Input Device Prototyping
As great as it is to have touchscreen devices that can be reprogrammed to display any kind of 2D interface, sometimes nothing beats a real-world button. Specialty input devices can be extremely beneficial in certain domains, and I believe it is easier to envision better physical interfaces when one isn't constrained by the assumption that it will be prohibitively difficult or expensive to create a working prototype.

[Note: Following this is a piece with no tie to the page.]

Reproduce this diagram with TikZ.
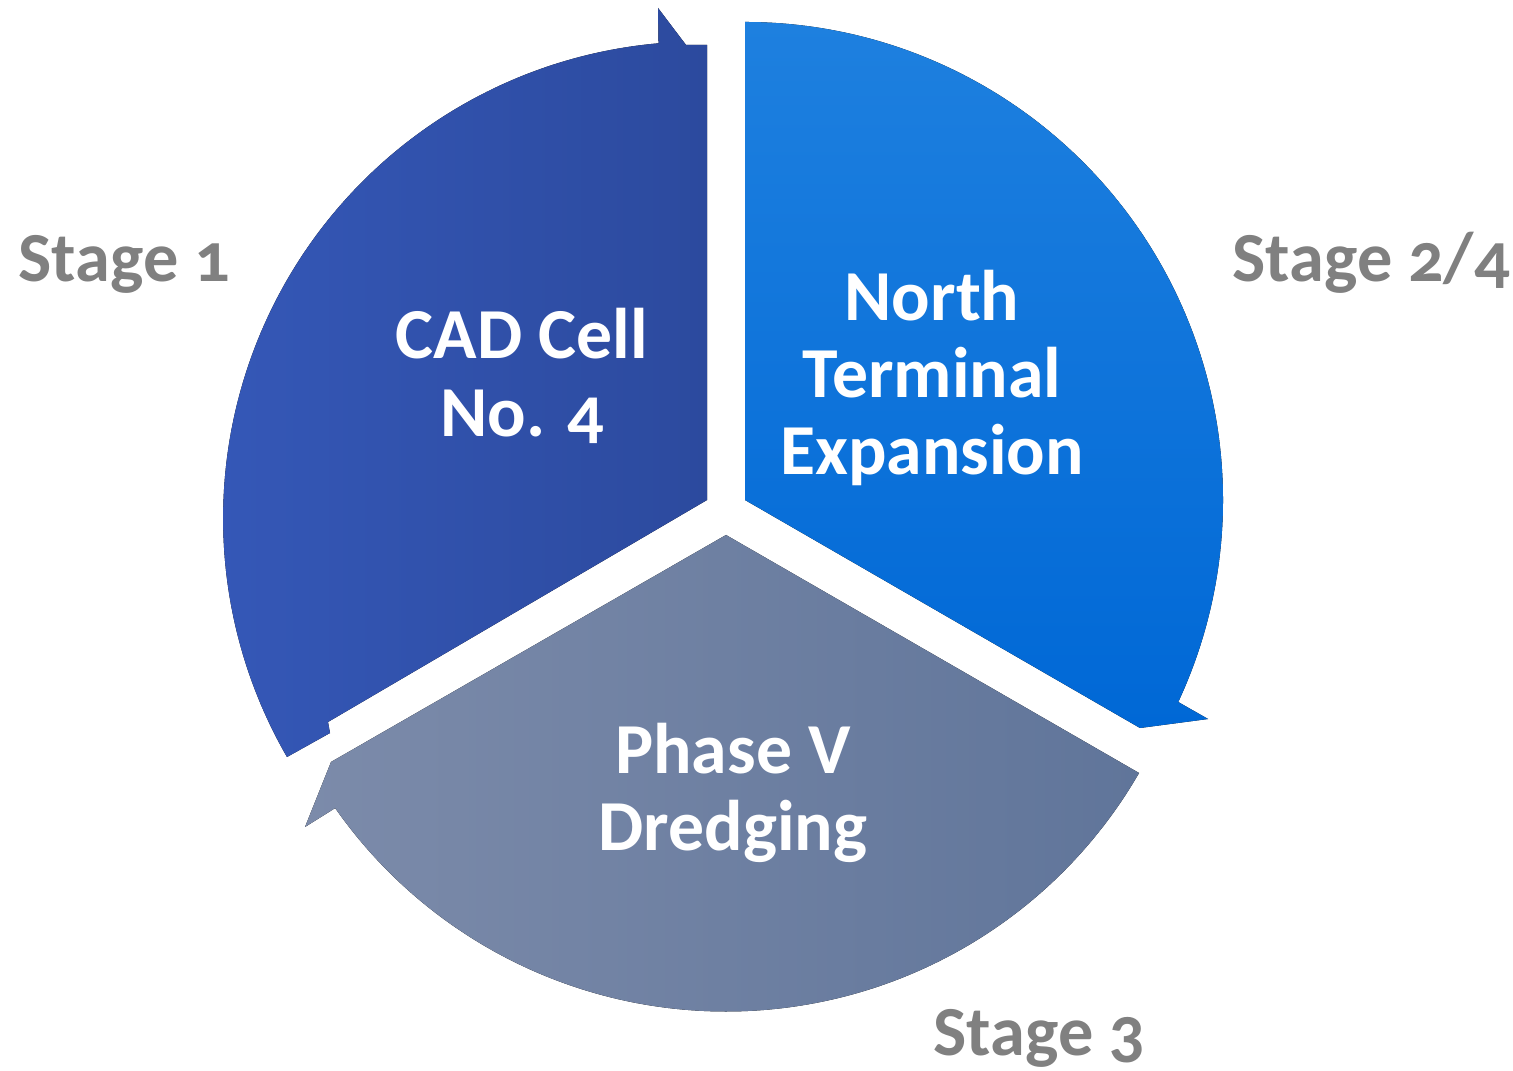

Recent developments in low-cost computing hardware have made this much more practical than it used to be, but in the early 2000s, there were fewer options. From 2002 through 2008, I worked with Dr. Richard Han's research group to help develop the MANTIS wireless sensor network platform, where my focus was largely on exploring the ways in which that technology could facilitate better user interaction with computers. My doctoral research ended up taking a very different direction, so most of these ideas were never fully realized, but I did build a few proof-of-concept devices along the way.

Motion-sensing wand
Date:
September 2003
A hand-held wand that responds to motion control seems like an obvious idea now, but this was three years before the Nintendo Wii popularized the idea. This device had a three-axis accelerometer in the tip, and I integrated it with a small Java app that would determine the rhythm of your motion, then speed up or slow down the playback of a MIDI tune accordingly. In other words, this was an electronic conductor's baton for computer music.


VR navigation controller
Date:
December 2002
This controller itself was completely uninteresting, but it demonstrated that it was practical to use wireless sensor nodes to enable real-time interaction. This was used to navigate a virtual room from within an immersive visualization environment, where it was especially important to avoid unnecessary wires that may cause the user to trip.


Haptic mouse
Date:
May 1997
A simple prototype of a mouse that provides haptic feedback, similar to Apple's "Taptic Engine" in their recent MacBook trackpads. My approach was rather less sophisticated, as you can see. The motor was driven by an ADB I/O device that connected to a Mac, and I performed a series of tests using a HyperCard stack that caused the mouse button to nudge the user's fingers when the cursor was over a button or other control. The hope was that haptic feedback could make it easier for the user to hit on-screen targets by providing an additional cue beyond the computer's display. Results were inconclusive.

This was my Div III project from college (Hampshire's equivalent to a senior thesis, but more intensive), several years before I joined Dr. Han's MANTIS group.